Functional Programming (FP) is a declarative software development paradigm that encourages constructing programs by composing pure functions and evaluating expressions instead of statements. The functions are isolated and independent of the state of the application.
In FP, dependencies such as variables or objects needed for a function, are always declared explicitly by passing them into the function as arguments. Any operation inside the function is therefore bound to the arguments passed, instead of depending on global objects or variables. This makes the function:
- Suitable for testing and debugging.
- Predictable, reusable, and stable when refactoring code.
FP helps make code more modular and understandable.
Core Principles of FP
FP revolves around a few fundamental concepts that are important to discern in order to understand what makes it a popular approach to software development.
In FP, functions are considered to be first-class entities. This means that functions can be:
- Assigned to a variable
- Passed as arguments into other functions
- Returned from other functions, just as any other data type can.
Higher-order functions are a type of first-class functions, as they can take functions as arguments and/or return a function.
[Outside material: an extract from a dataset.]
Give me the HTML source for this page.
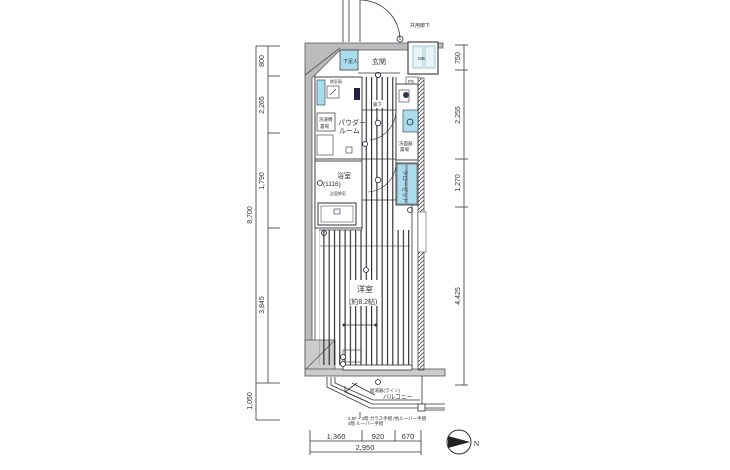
<!DOCTYPE html>
<html><head><meta charset="utf-8"><style>
html,body{margin:0;padding:0;background:#fff}
svg{display:block}
text{font-family:"Liberation Sans","Noto Sans CJK JP",sans-serif;fill:#333}
</style></head><body>
<svg width="730" height="470" viewBox="0 0 730 470" xmlns="http://www.w3.org/2000/svg">
<defs>
<pattern id="hatch" width="4" height="4" patternUnits="userSpaceOnUse"><path d="M0,4 L4,0" stroke="#444" stroke-width="0.8"/></pattern>
<pattern id="vl" width="5.3" height="10" patternUnits="userSpaceOnUse"><line x1="0.6" y1="0" x2="0.6" y2="10" stroke="#222" stroke-width="1.1"/></pattern>
</defs>

<!-- left dimensions -->
<g stroke="#333" stroke-width="0.8" fill="none">
<line x1="256" y1="46" x2="256" y2="420"/>
<line x1="268" y1="46" x2="268" y2="383"/>
<line x1="256" y1="46" x2="280" y2="46"/>
<line x1="268" y1="76" x2="280" y2="76"/>
<line x1="268" y1="133" x2="280" y2="133"/>
<line x1="268" y1="228" x2="280" y2="228"/>
<line x1="256" y1="383" x2="280" y2="383"/>
<line x1="256" y1="420" x2="280" y2="420"/>
</g>
<g font-size="7">
<text transform="translate(264,61) rotate(-90)" text-anchor="middle">800</text>
<text transform="translate(264,105) rotate(-90)" text-anchor="middle">2,265</text>
<text transform="translate(264,181) rotate(-90)" text-anchor="middle">1,790</text>
<text transform="translate(264,305) rotate(-90)" text-anchor="middle">3,845</text>
<text transform="translate(252,215) rotate(-90)" text-anchor="middle">8,700</text>
<text transform="translate(252,401) rotate(-90)" text-anchor="middle">1,050</text>
</g>

<!-- right dimensions -->
<g stroke="#333" stroke-width="0.8" fill="none">
<line x1="464" y1="45" x2="464" y2="385"/>
<line x1="455" y1="45" x2="468" y2="45"/>
<line x1="455" y1="70" x2="468" y2="70"/>
<line x1="455" y1="159" x2="468" y2="159"/>
<line x1="455" y1="207" x2="468" y2="207"/>
<line x1="455" y1="385" x2="468" y2="385"/>
</g>
<g font-size="7">
<text transform="translate(460,58) rotate(-90)" text-anchor="middle">750</text>
<text transform="translate(460,115) rotate(-90)" text-anchor="middle">2,255</text>
<text transform="translate(460,183) rotate(-90)" text-anchor="middle">1,270</text>
<text transform="translate(460,296) rotate(-90)" text-anchor="middle">4,425</text>
</g>

<!-- bottom dimensions -->
<g stroke="#333" stroke-width="0.8" fill="none">
<line x1="310" y1="441" x2="421" y2="441"/>
<line x1="310" y1="452" x2="421" y2="452"/>
<line x1="310" y1="430" x2="310" y2="455"/>
<line x1="362" y1="430" x2="362" y2="441"/>
<line x1="395" y1="430" x2="395" y2="441"/>
<line x1="421" y1="430" x2="421" y2="455"/>
</g>
<g font-size="7.5" text-anchor="middle">
<text x="336" y="439">1,360</text>
<text x="378" y="439">920</text>
<text x="408" y="439">670</text>
<text x="365" y="450">2,950</text>
</g>

<!-- compass -->
<circle cx="459" cy="442" r="12" fill="#fff" stroke="#333" stroke-width="1"/>
<polygon points="448,436 470,442 448,448" fill="#222"/>
<text x="474" y="446" font-size="7">N</text>

<!-- outer walls -->
<polygon points="305,43 443,43 443,48 412,48 412,50 340,50 312,78 312,370 305,370" fill="#bbb" stroke="#555" stroke-width="0.8"/>
<polygon points="305,340 335,340 335,370 305,370" fill="#ccc" stroke="#555" stroke-width="0.8"/>
<line x1="305" y1="370" x2="335" y2="340" stroke="#555" stroke-width="0.8"/>
<line x1="305" y1="75" x2="340" y2="48" stroke="#555" stroke-width="0.8"/>
<rect x="305" y="369" width="140" height="7" fill="#ccc" stroke="#555" stroke-width="0.8"/>
<rect x="418" y="78" width="6" height="292" fill="url(#hatch)" stroke="#555" stroke-width="0.8"/>
<line x1="315" y1="75" x2="315" y2="340" stroke="#444" stroke-width="0.8"/>

<!-- door at top -->
<g stroke="#333" stroke-width="0.8" fill="none">
<line x1="343" y1="0" x2="343" y2="42"/>
<line x1="349" y1="0" x2="349" y2="42"/>
<line x1="360" y1="0" x2="360" y2="42"/>
<path d="M360,0 A40,40 0 0 1 400,40"/>
<circle cx="400" cy="39" r="3" stroke="#224"/>
</g>
<text x="410" y="27" font-size="5">共用廊下</text>

<!-- top right PS/MB box -->
<rect x="408" y="42" width="30" height="32" fill="#fff" stroke="#444" stroke-width="1.2"/>
<rect x="413" y="46" width="10" height="22" fill="#e6f4f8" stroke="#6ab" stroke-width="0.6"/>
<rect x="425" y="46" width="10" height="22" fill="#e6f4f8" stroke="#6ab" stroke-width="0.6"/>
<text x="418" y="60" font-size="4.5">MB</text>
<rect x="406" y="77" width="12" height="7" fill="#fff" stroke="#444" stroke-width="0.6"/>
<text x="408" y="83" font-size="4.5">PS</text>

<!-- entrance -->
<rect x="340" y="50" width="18" height="20" fill="#a9dcec" stroke="#444" stroke-width="0.8"/>
<text x="343" y="63" font-size="5">下足入</text>
<text x="372" y="64" font-size="7">玄関</text>
<line x1="358" y1="73" x2="400" y2="73" stroke="#333" stroke-width="0.8"/>
<circle cx="378" cy="75" r="2.5" fill="none" stroke="#224" stroke-width="1"/>

<!-- corridor flooring -->
<rect x="362" y="77" width="34" height="123" fill="url(#vl)"/>
<g stroke="#333" stroke-width="0.8" fill="none">
<line x1="362" y1="77" x2="362" y2="200"/>
<line x1="396" y1="77" x2="396" y2="200"/>
<line x1="362" y1="110" x2="396" y2="110"/>
<line x1="362" y1="159" x2="396" y2="159"/>
<line x1="362" y1="200" x2="418" y2="200"/>
</g>
<rect x="372" y="100" width="12" height="8" fill="#fff"/>
<text x="373" y="106" font-size="4.5">廊下</text>
<circle cx="378" cy="123" r="2.8" fill="#fff" stroke="#224" stroke-width="0.8"/>
<circle cx="378" cy="180" r="2.8" fill="#fff" stroke="#224" stroke-width="0.8"/>
<path d="M396,110 A30,30 0 0 1 370,140" fill="none" stroke="#333" stroke-width="0.6"/>
<path d="M396,165 A30,30 0 0 1 368,192" fill="none" stroke="#333" stroke-width="0.6"/>

<!-- powder room -->
<rect x="315" y="77" width="47" height="82" fill="#fff" stroke="#333" stroke-width="0.9"/>
<rect x="317" y="80" width="8" height="25" fill="#a9dcec" stroke="#335" stroke-width="0.6"/>
<rect x="327" y="86" width="12" height="12" fill="#fff" stroke="#333" stroke-width="0.6"/>
<line x1="330" y1="95" x2="336" y2="89" stroke="#333" stroke-width="0.6"/>
<rect x="354" y="88" width="6" height="12" fill="#224"/>
<text x="330" y="83" font-size="4">換気扇</text>
<rect x="317" y="113" width="18" height="18" fill="#fff" stroke="#333" stroke-width="0.7"/>
<text x="319" y="121" font-size="4.5">洗濯機</text>
<text x="320" y="128" font-size="4.5">置場</text>
<text x="338" y="125" font-size="7">パウダー</text>
<text x="339" y="133" font-size="7">ルーム</text>
<rect x="317" y="135" width="16" height="20" fill="#fff" stroke="#333" stroke-width="0.6"/>
<rect x="346" y="147" width="6" height="6" fill="#fff" stroke="#333" stroke-width="0.6"/>
<circle cx="365" cy="144" r="2.5" fill="#fff" stroke="#224" stroke-width="0.8"/>

<!-- bathroom -->
<rect x="315" y="161" width="47" height="67" fill="#fff" stroke="#333" stroke-width="0.9"/>
<text x="337" y="178" font-size="7">浴室</text>
<text x="323" y="186" font-size="6.5">(1116)</text>
<circle cx="320" cy="183" r="2.5" fill="#fff" stroke="#224" stroke-width="0.8"/>
<text x="330" y="195" font-size="4">浴室換気</text>
<rect x="318" y="203" width="38" height="22" fill="#fff" stroke="#333" stroke-width="1"/>
<rect x="321" y="206" width="32" height="16" fill="#fff" stroke="#333" stroke-width="0.5"/>
<rect x="334" y="209" width="6" height="5" fill="none" stroke="#224" stroke-width="0.6"/>
<circle cx="324" cy="233" r="2.5" fill="#fff" stroke="#224" stroke-width="0.8"/>

<!-- right side rooms -->
<rect x="396" y="84" width="22" height="76" fill="#fff" stroke="#333" stroke-width="0.9"/>
<rect x="399" y="90" width="10" height="12" fill="#fff" stroke="#333" stroke-width="0.6"/>
<circle cx="406" cy="95" r="3" fill="#335"/>
<rect x="403" y="110" width="15" height="22" fill="#a9dcec" stroke="#335" stroke-width="0.6"/>
<circle cx="410" cy="122" r="3" fill="none" stroke="#224" stroke-width="0.8"/>
<text x="399" y="145" font-size="4.5">洗面器</text>
<text x="400" y="151" font-size="4.5">置場</text>
<rect x="396" y="163" width="22" height="42" fill="#fff" stroke="#333" stroke-width="0.9"/>
<rect x="397" y="164" width="9" height="40" fill="#a9dcec" stroke="#335" stroke-width="0.5"/>
<rect x="407" y="164" width="10" height="40" fill="#a9dcec" stroke="#335" stroke-width="0.5"/>
<text transform="translate(403,170) rotate(90)" font-size="5.5">クローゼット</text>
<circle cx="410" cy="210" r="2.5" fill="#fff" stroke="#224" stroke-width="0.8"/>

<!-- western room -->
<rect x="319" y="230" width="93" height="135" fill="url(#vl)"/>
<rect x="362" y="200" width="34" height="30" fill="url(#vl)"/>
<line x1="319" y1="230" x2="362" y2="230" stroke="#333" stroke-width="0.8"/>
<line x1="362" y1="200" x2="362" y2="230" stroke="#333" stroke-width="0.8"/>
<line x1="412" y1="205" x2="412" y2="368" stroke="#333" stroke-width="0.8"/>
<line x1="320" y1="246" x2="410" y2="246" stroke="#333" stroke-width="0.5"/>
<rect x="350" y="280" width="30" height="26" fill="#fff"/>
<text x="357" y="292" font-size="8">洋室</text>
<text x="349" y="304" font-size="7">(約8.2帖)</text>
<circle cx="366" cy="270" r="2.5" fill="#fff" stroke="#224" stroke-width="0.8"/>
<line x1="344" y1="325" x2="376" y2="325" stroke="#333" stroke-width="0.7"/>
<circle cx="344" cy="325" r="1.5" fill="#333"/><circle cx="376" cy="325" r="1.5" fill="#333"/>
<rect x="343" y="365" width="69" height="5" fill="#fff" stroke="#333" stroke-width="0.8"/>
<rect x="343" y="350" width="18" height="12" fill="none" stroke="#335" stroke-width="0.6"/>
<circle cx="343" cy="357" r="2.5" fill="#fff" stroke="#224" stroke-width="0.8"/>
<circle cx="343" cy="364" r="2.5" fill="#fff" stroke="#224" stroke-width="0.8"/>
<rect x="418" y="212" width="8" height="40" fill="#fff" stroke="#333" stroke-width="0.5"/>

<!-- balcony -->
<g stroke="#333" stroke-width="0.8" fill="none">
<polyline points="327,377 327,387 370,408 445,408"/>
<polyline points="331,377 331,385 372,404 445,404"/>
<polyline points="335,377 335,383 373,400 420,400"/>
<line x1="422" y1="376" x2="422" y2="406"/>
<rect x="418" y="404" width="7" height="7" fill="#fff"/>
<line x1="425" y1="410" x2="445" y2="410"/>
<line x1="352" y1="383" x2="375" y2="395"/>
<line x1="345" y1="392" x2="357" y2="383"/>
<polyline points="345,386 345,392 368,402"/>
<line x1="360" y1="412" x2="360" y2="418"/>
</g>
<circle cx="378" cy="382" r="2.5" fill="#fff" stroke="#224" stroke-width="0.8"/>
<text x="370" y="392" font-size="4.5">給湯器(ライン)</text>
<text x="383" y="399" font-size="6">バルコニー</text>
<text x="348" y="420" font-size="4.5">2,5F・3階 ガラス手摺 /他ルーバー手摺</text>
<text x="348" y="425" font-size="4.5">4階 ルーバー手摺</text>
</svg>
</body></html>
Pure functions are the bread and butter of FP. They are functions that always produce the same output for the same set of inputs and do not cause any side effects. The application state is not impacted apart from the return value of the pure functions and no data is altered. This aspect is known as referential transparency: pure functions can be replaced with their returned value without changing the behavior of a program.
That latter property of pure functions can further be defined as immutability. This means that variables or objects outside of the function are unaffected. Instead, copies are created and returned from the function if needed.
Generally speaking, FP is about avoiding a shared mutable state, which is when different parts of the program are able to access data that can be modified and that exist in a shared scope.
The process of composing functions can be described by chaining two or more function calls; once the first function is called, its return value is passed to a second function as an argument.
In FP, iteration is implemented through recursion as opposed to
while loops. Recursive functions repeatedly call themselves until a specified base case is met. Conceptually, this technique breaks down a problem into smaller pieces, contributes to the removal of side effects, and improves readability.